UK based health, fitness and racquets group

David Lloyd Leisure Limited, trading as David Lloyd Clubs and commonly known simply as David Lloyd, is a chain of health clubs with its headquarters in the United Kingdom. It is the largest health, fitness and leisure business in Europe by revenue. and operates 130 clubs in nine countries.

==History==
Former professional tennis player David Lloyd established David Lloyd Leisure in 1982 and opened the first club.

By 1995, there were 18 David Lloyd Leisure clubs when Whitbread PLC acquired the company for £182 million, incorporating it into its Restaurants & Leisure Division. Gerrard Duxbury remained as managing director of the division until 1996.

Whitbread ran more than 50 David Lloyd Leisure (DLL) clubs in the UK with a further number in Spain, the Netherlands and Belgium. However, by the mid-2000s, the business was giving Whitbread a poor financial return, and on 2 August 2007 they sold it to London & Regional Properties and Bank of Scotland for £925 million. Whitbread used the proceeds from the sale to repay debt.

London & Regional Properties already owned and operated Next Generation Clubs; the businesses were merged under the Next Generation Clubs' management team led by Scott Lloyd, David Lloyd's son.

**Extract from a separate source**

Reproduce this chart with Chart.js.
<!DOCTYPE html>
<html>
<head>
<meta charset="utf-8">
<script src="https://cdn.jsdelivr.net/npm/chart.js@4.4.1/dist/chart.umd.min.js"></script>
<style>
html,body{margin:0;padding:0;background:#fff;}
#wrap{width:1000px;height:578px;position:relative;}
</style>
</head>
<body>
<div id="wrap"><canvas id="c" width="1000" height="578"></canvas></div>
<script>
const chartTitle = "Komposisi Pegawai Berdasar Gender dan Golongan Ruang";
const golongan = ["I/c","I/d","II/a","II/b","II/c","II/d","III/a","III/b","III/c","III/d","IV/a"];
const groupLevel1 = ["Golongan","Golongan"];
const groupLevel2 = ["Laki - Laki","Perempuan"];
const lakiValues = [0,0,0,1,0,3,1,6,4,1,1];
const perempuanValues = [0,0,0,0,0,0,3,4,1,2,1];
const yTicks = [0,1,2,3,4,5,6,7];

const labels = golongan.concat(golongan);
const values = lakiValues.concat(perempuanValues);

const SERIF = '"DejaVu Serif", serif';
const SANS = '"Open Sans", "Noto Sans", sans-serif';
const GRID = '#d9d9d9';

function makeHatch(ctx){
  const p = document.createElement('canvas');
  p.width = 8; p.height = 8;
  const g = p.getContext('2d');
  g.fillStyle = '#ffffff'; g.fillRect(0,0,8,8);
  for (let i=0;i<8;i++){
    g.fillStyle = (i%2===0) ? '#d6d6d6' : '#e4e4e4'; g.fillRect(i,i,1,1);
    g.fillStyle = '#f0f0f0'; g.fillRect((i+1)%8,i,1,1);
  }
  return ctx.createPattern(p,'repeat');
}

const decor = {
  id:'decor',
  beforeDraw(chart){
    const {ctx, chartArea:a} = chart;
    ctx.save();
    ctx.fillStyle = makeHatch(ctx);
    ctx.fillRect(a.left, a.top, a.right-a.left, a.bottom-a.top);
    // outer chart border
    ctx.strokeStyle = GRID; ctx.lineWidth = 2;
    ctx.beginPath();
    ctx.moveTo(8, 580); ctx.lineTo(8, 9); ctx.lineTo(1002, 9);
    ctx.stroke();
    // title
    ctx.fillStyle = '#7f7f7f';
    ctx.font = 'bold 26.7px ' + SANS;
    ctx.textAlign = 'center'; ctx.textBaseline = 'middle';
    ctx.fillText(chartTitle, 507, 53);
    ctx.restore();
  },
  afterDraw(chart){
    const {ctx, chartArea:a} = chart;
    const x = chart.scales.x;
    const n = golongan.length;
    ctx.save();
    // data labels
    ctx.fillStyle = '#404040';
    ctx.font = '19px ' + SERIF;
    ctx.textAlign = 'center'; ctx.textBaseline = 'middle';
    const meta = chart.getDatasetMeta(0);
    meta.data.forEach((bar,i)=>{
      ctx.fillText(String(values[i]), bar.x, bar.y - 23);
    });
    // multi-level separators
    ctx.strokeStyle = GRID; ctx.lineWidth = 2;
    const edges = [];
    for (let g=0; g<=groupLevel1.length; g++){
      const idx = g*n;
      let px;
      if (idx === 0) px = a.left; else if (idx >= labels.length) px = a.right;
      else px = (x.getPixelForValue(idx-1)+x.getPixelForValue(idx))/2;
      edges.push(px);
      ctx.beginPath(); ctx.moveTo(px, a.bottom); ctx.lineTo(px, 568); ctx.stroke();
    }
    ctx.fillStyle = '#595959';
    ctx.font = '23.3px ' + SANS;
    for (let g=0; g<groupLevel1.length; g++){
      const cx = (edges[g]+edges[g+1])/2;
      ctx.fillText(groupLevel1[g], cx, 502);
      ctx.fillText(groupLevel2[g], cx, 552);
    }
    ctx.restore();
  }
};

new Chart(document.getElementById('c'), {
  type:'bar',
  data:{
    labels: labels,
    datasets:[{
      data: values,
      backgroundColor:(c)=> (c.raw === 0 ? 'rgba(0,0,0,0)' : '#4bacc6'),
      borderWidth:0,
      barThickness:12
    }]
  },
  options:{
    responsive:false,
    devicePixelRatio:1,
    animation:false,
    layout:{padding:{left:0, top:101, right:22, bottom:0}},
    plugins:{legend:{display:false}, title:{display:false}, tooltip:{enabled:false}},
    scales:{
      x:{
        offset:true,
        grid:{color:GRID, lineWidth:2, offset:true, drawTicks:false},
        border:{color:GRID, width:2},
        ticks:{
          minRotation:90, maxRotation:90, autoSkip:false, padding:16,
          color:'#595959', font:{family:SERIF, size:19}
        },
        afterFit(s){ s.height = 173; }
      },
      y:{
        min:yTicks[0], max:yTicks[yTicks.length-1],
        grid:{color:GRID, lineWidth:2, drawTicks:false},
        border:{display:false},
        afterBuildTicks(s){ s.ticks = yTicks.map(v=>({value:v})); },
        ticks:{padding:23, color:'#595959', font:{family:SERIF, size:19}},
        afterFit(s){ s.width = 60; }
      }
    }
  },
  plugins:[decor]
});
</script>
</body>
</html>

On 5 September 2013 London & Regional Properties agreed to sell David Lloyd Leisure to TDR Capital for £750m. Since then, the company has grown from 90 clubs to 130 through both new build and acquisition of existing clubs and groups. David Lloyd Bicester became DLL's 130th club (and 101st Club in the UK) when it opened in September 2022. The company operates a further 29 clubs in Spain, Germany, France, Switzerland, Ireland, Belgium, Italy and the Netherlands.

== Membership ==
David Lloyd Clubs offers membership options that provide access to health, fitness and racquets facilities. Membership options and costs vary depending on the club and the type of membership selected.

== Controversies ==
In 2023, the company was fined £2.5 million after pleading guilty to a health and safety breach following the drowning of three-year-old Rocco Wright at its Leeds club in 2018.